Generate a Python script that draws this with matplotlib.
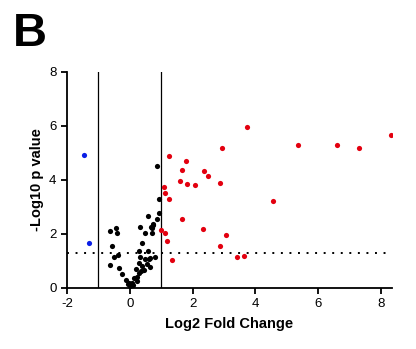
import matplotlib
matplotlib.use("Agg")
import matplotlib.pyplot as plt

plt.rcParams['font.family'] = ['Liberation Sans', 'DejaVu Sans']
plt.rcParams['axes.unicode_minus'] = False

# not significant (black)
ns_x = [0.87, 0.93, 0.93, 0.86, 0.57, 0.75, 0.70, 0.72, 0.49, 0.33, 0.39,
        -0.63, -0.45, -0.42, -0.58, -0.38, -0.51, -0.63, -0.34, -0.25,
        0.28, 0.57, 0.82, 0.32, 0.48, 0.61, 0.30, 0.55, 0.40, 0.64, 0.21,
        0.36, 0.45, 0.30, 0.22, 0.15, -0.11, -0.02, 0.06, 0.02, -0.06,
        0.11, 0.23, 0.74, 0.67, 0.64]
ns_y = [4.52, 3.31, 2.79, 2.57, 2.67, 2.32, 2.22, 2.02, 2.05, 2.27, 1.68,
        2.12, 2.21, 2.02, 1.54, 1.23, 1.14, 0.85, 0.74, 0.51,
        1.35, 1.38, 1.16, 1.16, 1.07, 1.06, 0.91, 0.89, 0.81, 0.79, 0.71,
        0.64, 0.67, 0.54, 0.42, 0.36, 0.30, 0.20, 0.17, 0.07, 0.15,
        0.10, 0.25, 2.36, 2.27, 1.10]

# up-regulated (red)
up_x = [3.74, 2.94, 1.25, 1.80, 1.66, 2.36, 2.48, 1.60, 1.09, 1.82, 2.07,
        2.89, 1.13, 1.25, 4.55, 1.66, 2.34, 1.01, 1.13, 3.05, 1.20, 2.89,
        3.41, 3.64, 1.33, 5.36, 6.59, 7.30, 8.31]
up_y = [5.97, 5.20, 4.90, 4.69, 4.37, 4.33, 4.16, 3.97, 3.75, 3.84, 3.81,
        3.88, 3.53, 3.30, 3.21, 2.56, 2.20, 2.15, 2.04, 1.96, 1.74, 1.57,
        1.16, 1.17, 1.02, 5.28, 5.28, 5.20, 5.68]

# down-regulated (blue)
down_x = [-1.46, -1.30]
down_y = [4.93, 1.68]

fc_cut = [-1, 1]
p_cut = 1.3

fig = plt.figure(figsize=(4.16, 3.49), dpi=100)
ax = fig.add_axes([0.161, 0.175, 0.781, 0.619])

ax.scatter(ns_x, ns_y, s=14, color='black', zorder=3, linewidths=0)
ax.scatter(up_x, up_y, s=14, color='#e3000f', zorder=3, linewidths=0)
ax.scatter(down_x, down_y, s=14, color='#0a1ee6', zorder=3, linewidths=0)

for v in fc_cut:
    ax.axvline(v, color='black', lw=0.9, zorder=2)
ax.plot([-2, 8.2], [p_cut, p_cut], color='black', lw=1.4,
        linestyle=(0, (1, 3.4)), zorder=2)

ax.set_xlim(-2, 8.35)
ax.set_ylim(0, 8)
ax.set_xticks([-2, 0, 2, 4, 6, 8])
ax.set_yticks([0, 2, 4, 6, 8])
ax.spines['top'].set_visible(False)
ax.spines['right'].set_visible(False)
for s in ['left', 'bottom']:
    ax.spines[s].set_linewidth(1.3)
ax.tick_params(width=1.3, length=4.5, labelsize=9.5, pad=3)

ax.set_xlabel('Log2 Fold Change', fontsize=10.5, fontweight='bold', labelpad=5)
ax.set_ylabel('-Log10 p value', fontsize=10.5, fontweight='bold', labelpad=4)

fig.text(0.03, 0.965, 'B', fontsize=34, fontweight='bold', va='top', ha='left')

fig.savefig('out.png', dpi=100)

▶ [Short problem]: Please reproduce the listing exactly from its opening line through the line that contains "plt.rcParams['axes.unicode_minus'] = False", both included, with all pictures omitted.

▶ [Task answer]:
Generate a Python script that draws this with matplotlib.
import matplotlib
matplotlib.use("Agg")
import matplotlib.pyplot as plt

plt.rcParams['font.family'] = ['Liberation Sans', 'DejaVu Sans']
plt.rcParams['axes.unicode_minus'] = False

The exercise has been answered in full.